Retribution. In the view of the Athenians, the concept of adultery pertained more to women than to men, who were allowed a broad range of sexual partners outside marriage. At the same time, the adulterer, the male participant, received a harsher penalty than the adulteress, even if she initiated the affair. The law allowed a male head of household to kill any man with impunity if he caught them in the

act with any of the women under his guardianship, including his mother, wife, sister, or daughter. The speechwriter Lysias describes a situation in which a young wife was seduced by Eratosthenes, a well-known philanderer who caught sight of her at her mother-in-law’s funeral, one of the few occasions in which men might come into contact with well-born women not related to them. Her husband, Euphiletus, murdered the lover when he caught them in the act. Eratosthenes’ relatives then brought a case against the husband on charges of homicide. Euphiletus won acquittal by arguing that in murdering his wife’s seducer, he was actually enforcing the law concerning adulterers, handed down by the lawgiver Draco. It is unclear whether death was always the punishment mandated for adulterers; in Greek comedy, payment, depilation (the practice of removing pubic hair by singeing), and other debasing gestures are some types of compensation demanded of them.

Partner in Crime. The penalty for the woman engaging in adultery was somewhat lighter. The law required a husband to divorce an adulterous wife, although he may not always have followed through with it, especially if it involved repaying a large dowry. It also forbade the adulteress to wear jewelry and to participate in public religious activities. Most husbands, however, refused to initiate a divorce because it meant testifying against their wives in public. Revealing a wife’s misconduct would have called into question the parentage and citizenship of a man’s children and would have publicly diminished his honor. Why did the Athenians mete out such a harsh punishment to adulterers and not to adulteresses? They considered the woman a passive partner in the crime; in their view women were the easy targets of seducers because they, like children, lacked judgment and self-control.
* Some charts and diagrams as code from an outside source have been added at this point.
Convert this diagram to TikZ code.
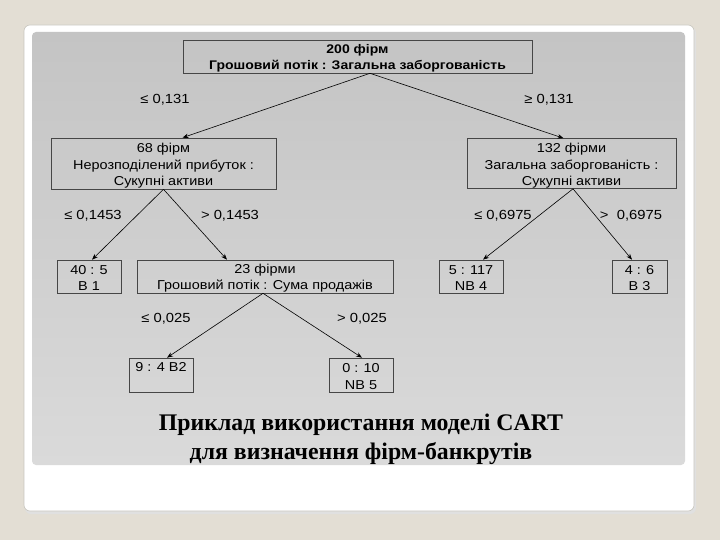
\documentclass[tikz,border=0pt]{standalone}
\usepackage{fontspec}
\setmainfont{Liberation Sans}
\newfontfamily\arialf[FakeStretch=1.12]{Liberation Sans}
\newfontfamily\timesf{Liberation Serif}
\usetikzlibrary{arrows.meta,calc}
\definecolor{bgbeige}{RGB}{227,222,212}
\definecolor{paneltop}{RGB}{196,196,196}
\definecolor{panelbot}{RGB}{218,218,218}
\definecolor{cardedge}{RGB}{200,198,190}
\definecolor{boxedge}{RGB}{70,70,70}
\tikzset{
  treebox/.style={draw=boxedge, line width=0.6pt, inner sep=0pt},
  boxtext/.style={inner sep=0pt, align=center, font=\arialf\fontsize{12.9}{16.5}\selectfont},
  roottext/.style={boxtext, font=\arialf\bfseries\fontsize{12.5}{16}\selectfont},
  cond/.style={font=\arialf\fontsize{13.2}{15}\selectfont, inner sep=0pt},
  conn/.style={line width=0.6pt, -{Stealth[length=6pt,width=4.5pt]}},
  titletext/.style={font=\timesf\bfseries\fontsize{23.8}{29}\selectfont, align=center, inner sep=0pt}
}
\begin{document}
\begin{tikzpicture}[x=1pt,y=-1pt]
\fill[bgbeige] (0,0) rectangle (720,540);
\useasboundingbox (0,0) rectangle (720,540);
% card
\fill[black!12, rounded corners=6pt] (25,27) rectangle (696,514);
\filldraw[fill=white, draw=cardedge, line width=0.6pt, rounded corners=6pt] (24,25) rectangle (694,511);
\shade[top color=paneltop, bottom color=panelbot, rounded corners=4pt] (32,32) rectangle (685,465);

% boxes
\node[treebox, minimum width=349pt, minimum height=33pt] (root) at (357.5,56.5) {};
\node[treebox, minimum width=225pt, minimum height=51pt] (n68) at (163.5,163.5) {};
\node[treebox, minimum width=209pt, minimum height=50pt] (n132) at (571.5,163.5) {};
\node[treebox, minimum width=64pt, minimum height=33pt] (b1) at (89,276.5) {};
\node[treebox, minimum width=256pt, minimum height=33pt] (n23) at (265,276.5) {};
\node[treebox, minimum width=64pt, minimum height=33pt] (nb4) at (471,276.5) {};
\node[treebox, minimum width=55pt, minimum height=33pt] (b3) at (639.5,276.5) {};
\node[treebox, minimum width=64pt, minimum height=34pt] (b2) at (161,375) {};
\node[treebox, minimum width=64pt, minimum height=34pt] (nb5) at (361,375) {};

% box texts
\node[roottext] (roott) at ([yshift=-2pt]root.center) {200 фірм\\Грошовий потік : Загальна заборгованість};
\node[boxtext] (n68t) at ([yshift=-2.5pt]n68.center) {68 фірм\\Нерозподілений прибуток :\\Сукупні активи};
\node[boxtext] (n132t) at ([yshift=-2.5pt]n132.center) {132 фірми\\Загальна заборгованість :\\Сукупні активи};
\node[boxtext] (b1t) at ([yshift=-1.5pt]b1.center) {40 : 5\\B 1};
\node[boxtext] (n23t) at ([yshift=-1.5pt]n23.center) {23 фірми\\Грошовий потік : Сума продажів};
\node[boxtext] (nb4t) at ([yshift=-1.5pt]nb4.center) {5 : 117\\NB 4};
\node[boxtext] (b3t) at ([yshift=-1.5pt]b3.center) {4 : 6\\B 3};
\node[boxtext, anchor=base] (b2t) at ([yshift=-14pt]b2.north) {9 : 4 B2};
\node[boxtext] (nb5t) at ([yshift=-1.5pt]nb5.center) {0 : 10\\NB 5};

% split points
\coordinate (sroot) at ($(root.south)+(12.5,0)$);

% connectors
\draw[conn] (sroot) -- ([xshift=19pt]n68.north);
\draw[conn] (sroot) -- ([xshift=-8pt]n132.north);
\draw[conn] (n68.south) -- ([xshift=3pt]b1.north);
\draw[conn] (n68.south) -- ([xshift=-38pt]n23.north);
\draw[conn] ([xshift=1.5pt]n132.south) -- ([xshift=12pt]nb4.north);
\draw[conn] ([xshift=1.5pt]n132.south) -- ([xshift=-7.5pt]b3.north);
\draw[conn] ([xshift=-2pt]n23.south) -- ([xshift=6pt]b2.north);
\draw[conn] ([xshift=-2pt]n23.south) -- ([xshift=1pt]nb5.north);

% conditions
\node[cond] (c1) at (165,99.5) {≤ 0,131};
\node[cond] (c2) at (549,99.5) {≥ 0,131};
\node[cond] (c3) at (93,215.5) {≤ 0,1453};
\node[cond] (c4) at (230,215.5) {> 0,1453};
\node[cond] (c5) at (503,215.5) {≤ 0,6975};
\node[cond] (c6) at (631,215.5) {>\ \ 0,6975};
\node[cond] (c7) at (166,318.5) {≤ 0,025};
\node[cond] (c8) at (362,318.5) {> 0,025};

% title
\node[titletext] (title) at (361,439) {Приклад використання моделі CART\\для визначення фірм-банкрутів};
\end{tikzpicture}
\end{document}
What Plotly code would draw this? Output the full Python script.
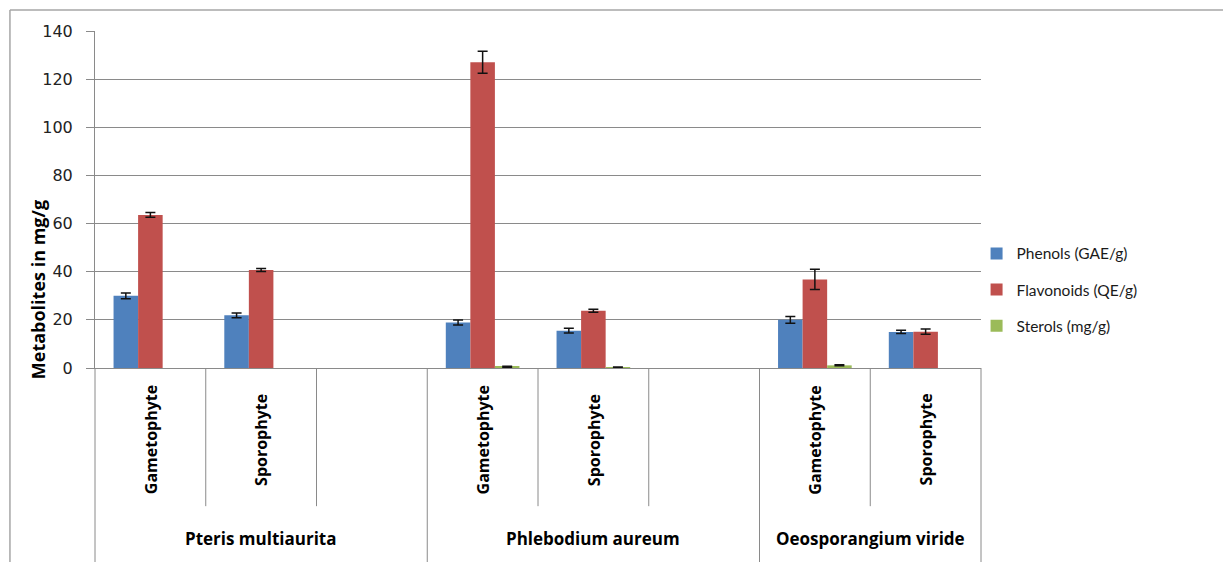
import plotly.graph_objects as go

# ---- data ----
groups = ["Pteris multiaurita", "Phlebodium aureum", "Oeosporangium viride"]
stages = ["Gametophyte", "Sporophyte", "", "Gametophyte", "Sporophyte", "", "Gametophyte", "Sporophyte"]
slot_group = [0, 0, 0, 1, 1, 1, 2, 2]

phenols = [30.0, 21.9, None, 18.9, 15.5, None, 20.0, 15.0]
phenols_err = [1.2, 1.0, 0, 1.0, 1.0, 0, 1.4, 0.7]
flavonoids = [63.6, 40.7, None, 127.0, 23.8, None, 36.8, 15.1]
flavonoids_err = [1.0, 0.6, 0, 4.6, 0.6, 0, 4.2, 1.1]
sterols = [None, None, None, 0.5, 0.3, None, 1.1, None]
sterols_err = [0, 0, 0, 0.2, 0.1, 0, 0.2, 0]

series_names = ["Phenols (GAE/g)", "Flavonoids (QE/g)", "Sterols (mg/g)"]
series_colors = ["#4F81BD", "#C0504D", "#9BBB59"]
y_ticks = [0, 20, 40, 60, 80, 100, 120, 140]

x = list(range(len(stages)))
GRID = "#8a8a8a"
LABEL_FONT = "Open Sans"

fig = go.Figure()
for name, vals, errs, col in zip(series_names, [phenols, flavonoids, sterols],
                                 [phenols_err, flavonoids_err, sterols_err], series_colors):
    fig.add_trace(go.Bar(
        x=x, y=vals, name=name, legendgroup=name,
        marker=dict(color=col, line=dict(width=0)),
        error_y=dict(type="data", array=errs, visible=True, color="#111111",
                     thickness=1.5, width=5),
    ))

annotations = []
# sub-category labels
for i, s in enumerate(stages):
    if s:
        annotations.append(dict(x=i, xref="x", y=-0.213, yref="paper", text=s,
                                textangle=-90, showarrow=False, xanchor="center",
                                yanchor="middle",
                                font=dict(family=LABEL_FONT, size=16, color="#000000", weight="bold")))
# group labels
for g, gname in enumerate(groups):
    idx = [i for i, sg in enumerate(slot_group) if sg == g]
    cx = (idx[0] - 0.5 + idx[-1] + 0.5) / 2
    annotations.append(dict(x=cx, xref="x", y=-0.505, yref="paper", text=gname,
                            showarrow=False, xanchor="center", yanchor="middle",
                            font=dict(family=LABEL_FONT, size=17, color="#000000", weight="bold")))
# y-axis title
annotations.append(dict(x=-0.065, xref="paper", y=0.232, yref="paper", text="Metabolites in mg/g",
                        textangle=-90, showarrow=False, xanchor="center", yanchor="middle",
                        font=dict(family=LABEL_FONT, size=18, color="#000000", weight="bold")))

shapes = []
# separators between sub-categories (short) and between groups (long)
for k in range(len(stages) + 1):
    bx = k - 0.5
    is_edge = k == 0 or k == len(stages)
    is_group = is_edge or slot_group[k - 1] != slot_group[k]
    y_end = -0.62 if is_group else -0.41
    if is_edge:
        shapes.append(dict(type="line", xref="x domain", yref="paper",
                           x0=0 if k == 0 else 1, x1=0 if k == 0 else 1,
                           y0=0, y1=y_end, line=dict(color=GRID, width=1)))
    else:
        shapes.append(dict(type="line", xref="x", yref="paper", x0=bx, x1=bx,
                           y0=0, y1=y_end, line=dict(color=GRID, width=1)))
# outer chart border (top and left visible)
shapes.append(dict(type="line", xref="paper", yref="paper", x0=-0.096, x1=1.5,
                   y0=1.062, y1=1.062, line=dict(color="#a6a6a6", width=1.5)))
shapes.append(dict(type="line", xref="paper", yref="paper", x0=-0.096, x1=-0.096,
                   y0=1.062, y1=-0.7, line=dict(color="#a6a6a6", width=1.5)))

fig.update_layout(
    width=1223, height=562,
    margin=dict(l=95, r=242, t=31, b=194),
    paper_bgcolor="white", plot_bgcolor="white",
    barmode="group", bargap=0.335, bargroupgap=0,
    showlegend=True,
    legend=dict(x=0.995, xanchor="left", y=0.232, yanchor="middle",
                traceorder="grouped", tracegroupgap=13,
                font=dict(family="Lato", size=15.5, color="#1a1a1a"),
                bgcolor="rgba(0,0,0,0)"),
    xaxis=dict(range=[-0.5, len(stages) - 0.5], showticklabels=False, ticks="",
               showgrid=False, zeroline=False, showline=True, linecolor=GRID, linewidth=1),
    yaxis=dict(range=[0, 140], tickvals=y_ticks, showgrid=True, gridcolor=GRID, gridwidth=1,
               zeroline=False, showline=True, linecolor=GRID, linewidth=1,
               ticks="outside", ticklen=8, tickcolor=GRID, ticklabelstandoff=10,
               tickfont=dict(family="DejaVu Sans", size=16, color="#222222")),
    annotations=annotations,
    shapes=shapes,
    font=dict(family="Lato"),
)

fig.write_html("out.html")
The man, on the other hand, engaged in a premeditated and illegal activity that potentially jeopardized the integrity and stability of another man’s household.

Rape. In the Archaic Period, Solon denounced adultery as a crime worse than rape, a view that persisted throughout the Classical Period, and one quite the opposite of our modern thinking on the subject. While an adulterer caught in the act by a husband might be killed, the rapist only had to pay a monetary fine to compensate for his violent crime. Why was the penalty for rape less than seduction or adultery at Athens? Any physical assault, whether sexual or not, against an Athenian citizen man, woman, or child, was considered a serious offense because one of the primary rights of citizenship was physical protection. This central right explains why Athenian laws concerning rape involve a strict social hierarchy of fines, from free man to slave. To the Athenians, adultery potentially undermined both the household and the city. For if an Athenian had an affair with a citizen woman not his wife, his child would have no claim to his property, or familial or religious associations. The woman, on the other hand, would be forced to claim that the child belonged to her husband, thereby upsetting the fragile network of kin and cult connections founded on the legitimacy of offspring. If the woman were caught, all her children would have had difficulty proving their citizen status. In effect, adultery was considered a crime not against an individual, but against the household unit and even against the city itself, since its stability relied, to a great extent, on the welfare of the individual oikos (household).

Corrupting Influence. There is yet another reason why the Athenians considered adultery a far worse crime than rape. In their minds, the person who achieves this end by persuasion corrupts the mind as well as the body of the woman, gaining access to her male relative’s possessions and jeopardizes the legitimacy of his offspring. For example, Xenophon explains adultery as a more problematic crime than rape because it affects a wife’s attitude, her philia (love) toward her husband. In the case of rape, her feelings toward her husband would remain unchanged. Similarly, adultery is a habitual activity, occurring more than once, while rape normally involves a single incident.

Sources

Walter K. Lacey, The Family in Classical Greece (Ithaca, N.Y.: Cornell University Press, 1968).

Sarah B. Pomeroy, Goddesses, Whores, Wives, and Slaves: Women in Classical Antiquity (New York: Shocken Books, 1975).

Cynthia Patterson, The Family in Greek History (Cambridge, Mass.: Harvard University Press, 1998).